* _Your task_: Skip every image and restate the data word for word.

* _Data extract_:
....

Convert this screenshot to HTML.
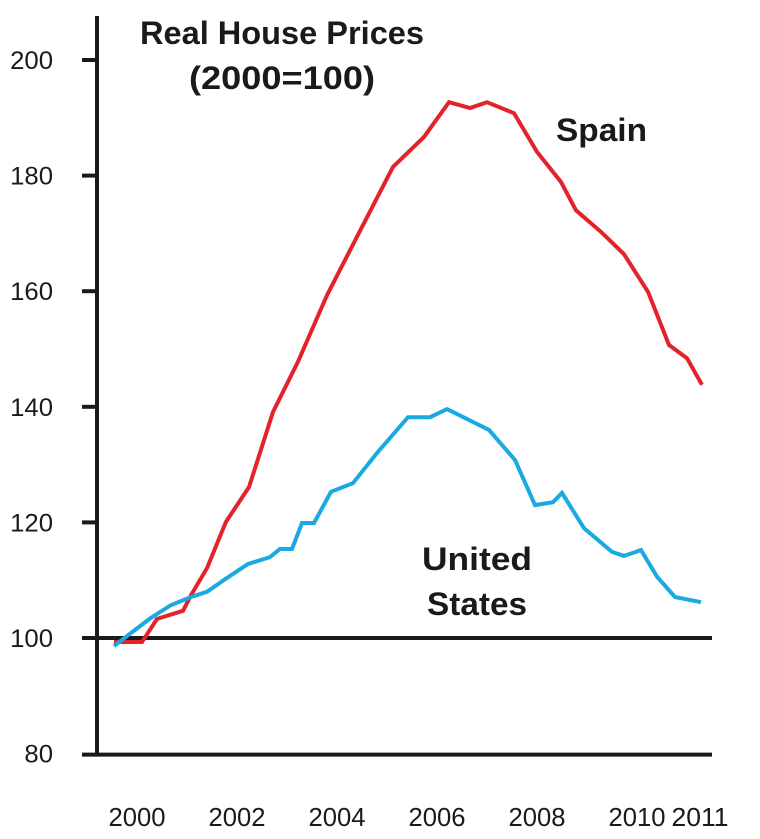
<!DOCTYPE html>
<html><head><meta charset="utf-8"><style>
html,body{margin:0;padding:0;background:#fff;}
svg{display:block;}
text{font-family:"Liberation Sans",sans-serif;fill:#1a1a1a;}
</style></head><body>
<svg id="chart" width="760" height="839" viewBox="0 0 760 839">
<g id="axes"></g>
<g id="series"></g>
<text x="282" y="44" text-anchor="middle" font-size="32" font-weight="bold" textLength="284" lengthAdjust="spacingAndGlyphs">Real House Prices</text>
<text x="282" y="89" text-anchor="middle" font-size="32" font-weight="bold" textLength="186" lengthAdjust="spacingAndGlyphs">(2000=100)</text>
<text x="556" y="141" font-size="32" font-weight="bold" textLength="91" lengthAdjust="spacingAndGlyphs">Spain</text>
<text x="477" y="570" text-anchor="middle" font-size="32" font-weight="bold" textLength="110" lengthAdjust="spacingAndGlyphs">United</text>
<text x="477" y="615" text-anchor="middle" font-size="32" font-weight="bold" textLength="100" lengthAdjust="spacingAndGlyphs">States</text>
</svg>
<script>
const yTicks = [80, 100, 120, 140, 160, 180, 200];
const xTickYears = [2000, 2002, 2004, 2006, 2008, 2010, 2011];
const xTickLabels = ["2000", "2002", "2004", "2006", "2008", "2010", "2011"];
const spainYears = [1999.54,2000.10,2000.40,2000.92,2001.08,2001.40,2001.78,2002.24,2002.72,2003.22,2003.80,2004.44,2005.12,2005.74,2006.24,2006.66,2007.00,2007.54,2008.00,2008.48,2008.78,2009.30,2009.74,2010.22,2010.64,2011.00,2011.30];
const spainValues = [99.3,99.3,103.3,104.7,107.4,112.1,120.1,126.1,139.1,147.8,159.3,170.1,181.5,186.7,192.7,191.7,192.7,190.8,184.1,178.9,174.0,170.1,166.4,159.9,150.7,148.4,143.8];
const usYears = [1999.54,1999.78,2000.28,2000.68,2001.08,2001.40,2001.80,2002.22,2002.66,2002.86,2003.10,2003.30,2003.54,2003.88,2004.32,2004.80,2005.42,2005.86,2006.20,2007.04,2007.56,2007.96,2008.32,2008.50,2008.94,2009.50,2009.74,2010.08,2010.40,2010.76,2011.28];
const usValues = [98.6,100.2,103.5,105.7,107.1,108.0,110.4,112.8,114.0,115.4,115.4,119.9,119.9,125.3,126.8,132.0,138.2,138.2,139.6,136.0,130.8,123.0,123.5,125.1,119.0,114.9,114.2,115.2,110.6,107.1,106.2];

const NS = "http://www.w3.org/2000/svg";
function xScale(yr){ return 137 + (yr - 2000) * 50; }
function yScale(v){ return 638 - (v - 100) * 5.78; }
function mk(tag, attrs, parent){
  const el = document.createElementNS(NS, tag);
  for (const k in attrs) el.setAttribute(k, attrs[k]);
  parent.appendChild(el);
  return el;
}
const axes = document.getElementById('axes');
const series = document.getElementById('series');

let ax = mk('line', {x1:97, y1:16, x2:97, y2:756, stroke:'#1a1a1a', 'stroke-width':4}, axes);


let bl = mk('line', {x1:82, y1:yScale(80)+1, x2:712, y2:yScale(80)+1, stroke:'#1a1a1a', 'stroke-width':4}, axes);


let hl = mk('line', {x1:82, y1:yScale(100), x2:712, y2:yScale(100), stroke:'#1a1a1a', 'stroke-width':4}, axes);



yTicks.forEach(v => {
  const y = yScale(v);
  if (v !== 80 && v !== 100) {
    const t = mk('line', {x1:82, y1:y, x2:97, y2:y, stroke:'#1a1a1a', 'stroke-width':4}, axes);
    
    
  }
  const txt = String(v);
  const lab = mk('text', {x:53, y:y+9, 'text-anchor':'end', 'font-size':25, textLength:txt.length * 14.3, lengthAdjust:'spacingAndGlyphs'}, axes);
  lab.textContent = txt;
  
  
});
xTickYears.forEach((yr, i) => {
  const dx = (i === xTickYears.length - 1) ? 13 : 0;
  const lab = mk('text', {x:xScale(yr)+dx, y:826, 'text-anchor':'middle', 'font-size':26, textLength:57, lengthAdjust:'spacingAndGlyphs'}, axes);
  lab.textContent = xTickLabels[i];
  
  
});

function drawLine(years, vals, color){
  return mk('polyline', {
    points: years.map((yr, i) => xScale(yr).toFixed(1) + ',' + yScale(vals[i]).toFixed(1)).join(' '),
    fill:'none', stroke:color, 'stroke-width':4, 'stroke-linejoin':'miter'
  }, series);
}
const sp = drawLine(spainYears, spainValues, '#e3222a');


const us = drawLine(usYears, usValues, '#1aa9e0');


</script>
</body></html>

....

* _Response to this task_:
Convert this screenshot to HTML.
<!DOCTYPE html>
<html><head><meta charset="utf-8"><style>
html,body{margin:0;padding:0;background:#fff;}
svg{display:block;}
text{font-family:"Liberation Sans",sans-serif;fill:#1a1a1a;}
</style></head><body>
<svg id="chart" width="760" height="839" viewBox="0 0 760 839">
<g id="axes"></g>
<g id="series"></g>
<text x="282" y="44" text-anchor="middle" font-size="32" font-weight="bold" textLength="284" lengthAdjust="spacingAndGlyphs">Real House Prices</text>
<text x="282" y="89" text-anchor="middle" font-size="32" font-weight="bold" textLength="186" lengthAdjust="spacingAndGlyphs">(2000=100)</text>
<text x="556" y="141" font-size="32" font-weight="bold" textLength="91" lengthAdjust="spacingAndGlyphs">Spain</text>
<text x="477" y="570" text-anchor="middle" font-size="32" font-weight="bold" textLength="110" lengthAdjust="spacingAndGlyphs">United</text>
<text x="477" y="615" text-anchor="middle" font-size="32" font-weight="bold" textLength="100" lengthAdjust="spacingAndGlyphs">States</text>
</svg>
<script>
const yTicks = [80, 100, 120, 140, 160, 180, 200];
const xTickYears = [2000, 2002, 2004, 2006, 2008, 2010, 2011];
const xTickLabels = ["2000", "2002", "2004", "2006", "2008", "2010", "2011"];
const spainYears = [1999.54,2000.10,2000.40,2000.92,2001.08,2001.40,2001.78,2002.24,2002.72,2003.22,2003.80,2004.44,2005.12,2005.74,2006.24,2006.66,2007.00,2007.54,2008.00,2008.48,2008.78,2009.30,2009.74,2010.22,2010.64,2011.00,2011.30];
const spainValues = [99.3,99.3,103.3,104.7,107.4,112.1,120.1,126.1,139.1,147.8,159.3,170.1,181.5,186.7,192.7,191.7,192.7,190.8,184.1,178.9,174.0,170.1,166.4,159.9,150.7,148.4,143.8];
const usYears = [1999.54,1999.78,2000.28,2000.68,2001.08,2001.40,2001.80,2002.22,2002.66,2002.86,2003.10,2003.30,2003.54,2003.88,2004.32,2004.80,2005.42,2005.86,2006.20,2007.04,2007.56,2007.96,2008.32,2008.50,2008.94,2009.50,2009.74,2010.08,2010.40,2010.76,2011.28];
const usValues = [98.6,100.2,103.5,105.7,107.1,108.0,110.4,112.8,114.0,115.4,115.4,119.9,119.9,125.3,126.8,132.0,138.2,138.2,139.6,136.0,130.8,123.0,123.5,125.1,119.0,114.9,114.2,115.2,110.6,107.1,106.2];

const NS = "http://www.w3.org/2000/svg";
function xScale(yr){ return 137 + (yr - 2000) * 50; }
function yScale(v){ return 638 - (v - 100) * 5.78; }
function mk(tag, attrs, parent){
  const el = document.createElementNS(NS, tag);
  for (const k in attrs) el.setAttribute(k, attrs[k]);
  parent.appendChild(el);
  return el;
}
const axes = document.getElementById('axes');
const series = document.getElementById('series');

let ax = mk('line', {x1:97, y1:16, x2:97, y2:756, stroke:'#1a1a1a', 'stroke-width':4}, axes);


let bl = mk('line', {x1:82, y1:yScale(80)+1, x2:712, y2:yScale(80)+1, stroke:'#1a1a1a', 'stroke-width':4}, axes);


let hl = mk('line', {x1:82, y1:yScale(100), x2:712, y2:yScale(100), stroke:'#1a1a1a', 'stroke-width':4}, axes);



yTicks.forEach(v => {
  const y = yScale(v);
  if (v !== 80 && v !== 100) {
    const t = mk('line', {x1:82, y1:y, x2:97, y2:y, stroke:'#1a1a1a', 'stroke-width':4}, axes);
    
    
  }
  const txt = String(v);
  const lab = mk('text', {x:53, y:y+9, 'text-anchor':'end', 'font-size':25, textLength:txt.length * 14.3, lengthAdjust:'spacingAndGlyphs'}, axes);
  lab.textContent = txt;
  
  
});
xTickYears.forEach((yr, i) => {
  const dx = (i === xTickYears.length - 1) ? 13 : 0;
  const lab = mk('text', {x:xScale(yr)+dx, y:826, 'text-anchor':'middle', 'font-size':26, textLength:57, lengthAdjust:'spacingAndGlyphs'}, axes);
  lab.textContent = xTickLabels[i];
  
  
});

function drawLine(years, vals, color){
  return mk('polyline', {
    points: years.map((yr, i) => xScale(yr).toFixed(1) + ',' + yScale(vals[i]).toFixed(1)).join(' '),
    fill:'none', stroke:color, 'stroke-width':4, 'stroke-linejoin':'miter'
  }, series);
}
const sp = drawLine(spainYears, spainValues, '#e3222a');


const us = drawLine(usYears, usValues, '#1aa9e0');


</script>
</body></html>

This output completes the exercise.